Publishing definitions, sources, and calculation notes is what makes metrics durable and prevents silent distortion. Definitions explain what is in scope, what events qualify, and what timestamps or states are used. Sources explain which systems provide the underlying data and how those systems are expected to behave. Calculation notes explain formulas, normalization rules, and how outliers are handled, such as unusually long incidents or partial containment actions. This documentation protects you against accidental changes, like a workflow update that changes incident status names, or a logging pipeline change that shifts timestamp resolution. It also protects you against unintentional gaming, because when definitions are explicit, it is harder to improve the number by redefining success quietly. Publishing notes also improves onboarding, because new team members can interpret metrics without relying on tribal knowledge. Over time, this turns your metric set into a shared language that survives turnover and reorgs. Without this transparency, metrics become fragile and trust erodes.
As a mini review, keep returning to a simple mental model that makes metric design repeatable across different outcomes. Start with the outcome you want, then choose a signal that represents it, then define a measurement method that is sustainable and trustworthy.
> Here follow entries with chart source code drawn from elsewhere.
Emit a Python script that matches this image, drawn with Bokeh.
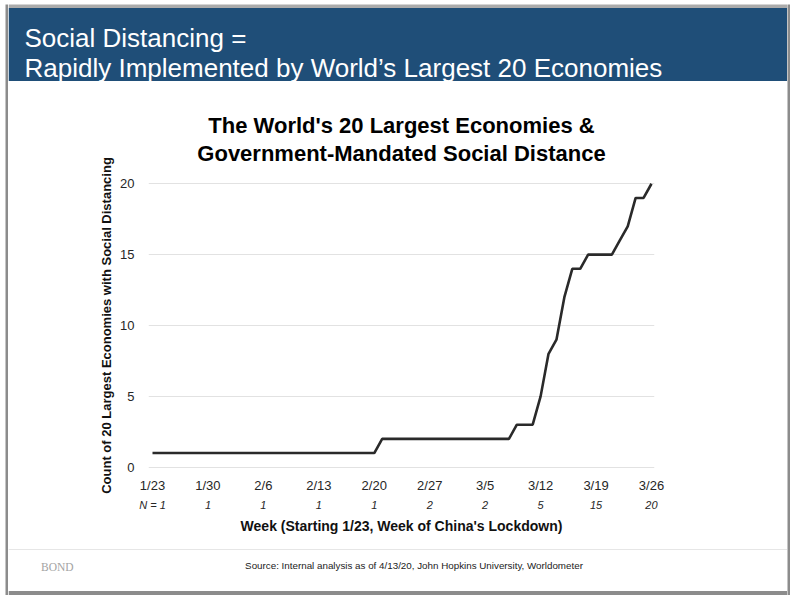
import pandas as pd
from bokeh.plotting import figure
from bokeh.layouts import column, row
from bokeh.models import Range1d, LinearAxis, FixedTicker, ColumnDataSource
from bokeh.core.properties import value
from bokeh.embed import file_html
from bokeh.resources import INLINE

# ---------------- data ----------------
start_date = "2020-01-23"
counts = [1, 1, 1, 1, 1, 1, 1, 1, 1, 1,
          1, 1, 1, 1, 1, 1, 1, 1, 1, 1,
          1, 1, 1, 1, 1, 1, 1, 1, 1, 2,
          2, 2, 2, 2, 2, 2, 2, 2, 2, 2,
          2, 2, 2, 2, 2, 2, 3, 3, 3, 5,
          8, 9, 12, 14, 14, 15, 15, 15, 15, 16,
          17, 19, 19, 20]
tick_labels = ["1/23", "1/30", "2/6", "2/13", "2/20", "2/27", "3/5", "3/12", "3/19", "3/26"]
n_labels = ["N = 1", "1", "1", "1", "1", "2", "2", "5", "15", "20"]
y_ticks = [0, 5, 10, 15, 20]

header_lines = ["Social Distancing =", "Rapidly Implemented by World\u2019s Largest 20 Economies"]
title_lines = ["The World's 20 Largest Economies &", "Government-Mandated Social Distance"]
y_label = "Count of 20 Largest Economies with Social Distancing"
x_label = "Week (Starting 1/23, Week of China's Lockdown)"
source_text = "Source: Internal analysis as of 4/13/20, John Hopkins University, Worldometer"
logo_text = "BOND"

dates = pd.date_range(start_date, periods=len(counts), freq="D")
day_index = list(range(len(counts)))
date_str = [f"{d.month}/{d.day}" for d in dates]
tick_days = [date_str.index(t) for t in tick_labels]

src = ColumnDataSource(dict(day=day_index, count=counts, date=date_str))

FONT = "Liberation Sans"
BORDER = "#8c8c8c"
BORDER_TOP = "#ababab"
BLUE = "#1f4e78"
INNER_W = 779


def deco_fig(w, h, color="white"):
    f = figure(width=w, height=h, x_range=Range1d(0, w), y_range=Range1d(h, 0),
               x_axis_type=None, y_axis_type=None, output_backend="svg",
               toolbar_location=None, min_border=0)
    f.title.visible = False
    f.outline_line_color = None
    f.background_fill_color = color
    f.border_fill_color = color
    return f


def bare_axis(ax):
    ax.axis_line_color = None
    ax.major_tick_line_color = None
    ax.minor_tick_line_color = None
    ax.major_tick_out = 0
    ax.major_tick_in = 0
    ax.minor_tick_out = 0
    ax.minor_tick_in = 0


# ---------------- header ----------------
top = deco_fig(INNER_W, 88)
top.quad(left=[0], right=[INNER_W], top=[4], bottom=[7.5], fill_color=BORDER_TOP, line_color=None)
top.quad(left=[0], right=[INNER_W], top=[7.5], bottom=[80.5], fill_color=BLUE, line_color=None)
top.text(x=[16, 16], y=[37, 67], text=header_lines, text_font=value(FONT), text_font_size=value("26px"),
         text_color="white", text_baseline="alphabetic", text_align="left")

# ---------------- chart ----------------
p = figure(width=INNER_W, height=457, output_backend="svg", toolbar_location=None,
           x_range=Range1d(-0.505, 63.38), y_range=Range1d(-0.3, 20.3),
           min_border_left=140, min_border_right=133, min_border_top=91, min_border_bottom=74)
p.title.visible = False
p.outline_line_color = None
p.background_fill_color = "white"
p.border_fill_color = "white"

p.line("day", "count", source=src, line_color="#2a2a2a", line_width=2.6)

p.xgrid.visible = False
p.ygrid.ticker = FixedTicker(ticks=y_ticks)
p.ygrid.grid_line_color = "#e2e2e2"
p.ygrid.grid_line_width = 1

ya = p.yaxis[0]
ya.ticker = FixedTicker(ticks=y_ticks)
bare_axis(ya)
ya.major_label_text_font = FONT
ya.major_label_text_font_size = "13px"
ya.major_label_text_color = "#262626"
ya.major_label_standoff = 14
ya.axis_label = y_label
ya.axis_label_text_font = FONT
ya.axis_label_text_font_style = "bold"
ya.axis_label_text_font_size = "13px"
ya.axis_label_text_color = "#111111"
ya.axis_label_standoff = 3

xa = p.xaxis[0]
xa.ticker = FixedTicker(ticks=tick_days)
xa.major_label_overrides = {d: t for d, t in zip(tick_days, tick_labels)}
bare_axis(xa)
xa.major_label_text_font = FONT
xa.major_label_text_font_size = "13px"
xa.major_label_text_color = "#262626"
xa.major_label_standoff = 6

xa2 = LinearAxis(ticker=FixedTicker(ticks=tick_days),
                 major_label_overrides={d: n for d, n in zip(tick_days, n_labels)})
bare_axis(xa2)
xa2.major_label_text_font = FONT
xa2.major_label_text_font_size = "11px"
xa2.major_label_text_font_style = "italic"
xa2.major_label_text_color = "#262626"
xa2.major_label_standoff = 3
xa2.axis_label = x_label
xa2.axis_label_text_font = FONT
xa2.axis_label_text_font_style = "bold"
xa2.axis_label_text_font_size = "14px"
xa2.axis_label_text_color = "#111111"
xa2.axis_label_standoff = 4
p.add_layout(xa2, "below")

# chart title: two label-only axes above the frame
for txt, stand in [(title_lines[1], 14), (title_lines[0], 0)]:
    ta = LinearAxis(ticker=FixedTicker(ticks=[]))
    bare_axis(ta)
    ta.major_label_standoff = 0
    ta.axis_label = txt
    ta.axis_label_text_font = FONT
    ta.axis_label_text_font_style = "bold"
    ta.axis_label_text_font_size = "22px"
    ta.axis_label_text_color = "black"
    ta.axis_label_standoff = stand
    p.add_layout(ta, "above")

# ---------------- footer ----------------
bottom = deco_fig(INNER_W, 55)
bottom.quad(left=[0], right=[INNER_W], top=[45.5], bottom=[49.5], fill_color=BORDER, line_color=None)
bottom.quad(left=[0], right=[INNER_W], top=[3.5], bottom=[4.5], fill_color="#e6e6e6", line_color=None)
bottom.text(x=[405.5], y=[19.5], text=[source_text], text_font=value(FONT), text_font_size=value("9.8px"),
            text_color="#222222", text_baseline="alphabetic", text_align="center")
bottom.text(x=[32.5], y=[21], text=[logo_text], text_font=value("Liberation Serif"),
            text_font_size=value("11.5px"), text_color="#a3a3a3", text_baseline="alphabetic",
            text_align="left")

# each plot wrapped on its own so that the layout does not align their frames
inner = column(row(top), row(p), row(bottom))


def side_strip():
    return column(row(deco_fig(3, 4)), row(deco_fig(3, 591, BORDER)), row(deco_fig(3, 5)))


layout = row(column(deco_fig(5, 600)), side_strip(), inner, side_strip(), column(deco_fig(10, 600)))

open("out.html", "w").write(file_html(layout, INLINE))
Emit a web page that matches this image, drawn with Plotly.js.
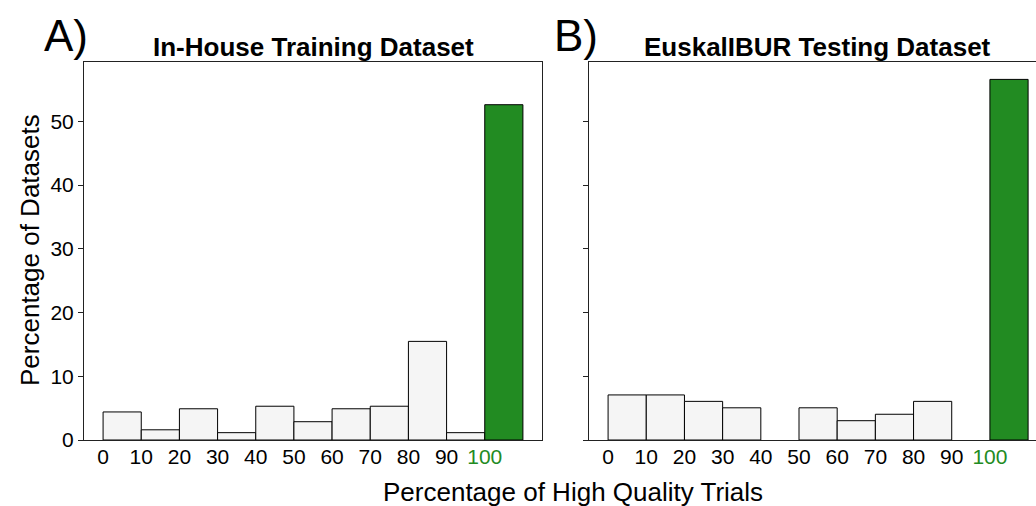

Separate leading indicators from trailing results so you can predict and validate rather than confuse effort with impact. Define ranges, thresholds, and alert conditions so the numbers have shared meaning and trigger decisions at the right time. Assign stewardship so data quality, timeliness, and definition integrity are owned rather than assumed. Tie each metric to a specific decision path, so measurement leads to action rather than to passive reporting. Maintain transparency by publishing definitions, sources, and calculation logic so trends remain interpretable as systems evolve. If you can apply this model repeatedly, your metric set will stay small, trusted, and decision-relevant, which is exactly what executive governance needs.
To conclude, select three outcome-based metrics that map directly to mission risk and operational resilience, then schedule monthly reviews so you can steer with evidence instead of intuition. Three is often enough to create focus, and it forces you to choose metrics that truly matter rather than metrics that are merely easy to collect. Each selected metric should have a clear owner, a defined signal, a reliable measurement method, and thresholds that reflect risk tolerance. The monthly review should be decision-oriented, meaning the meeting exists to decide whether to continue, accelerate, adjust scope, or pivot based on the trends. The review should also include a quick check of metric integrity, because dashboards can look stable even when data pipelines are quietly degrading. When you build this habit, you create a program that learns, adapts, and stays aligned to outcomes that matter. That is how metrics prove progress in a way leaders can trust and teams can act on.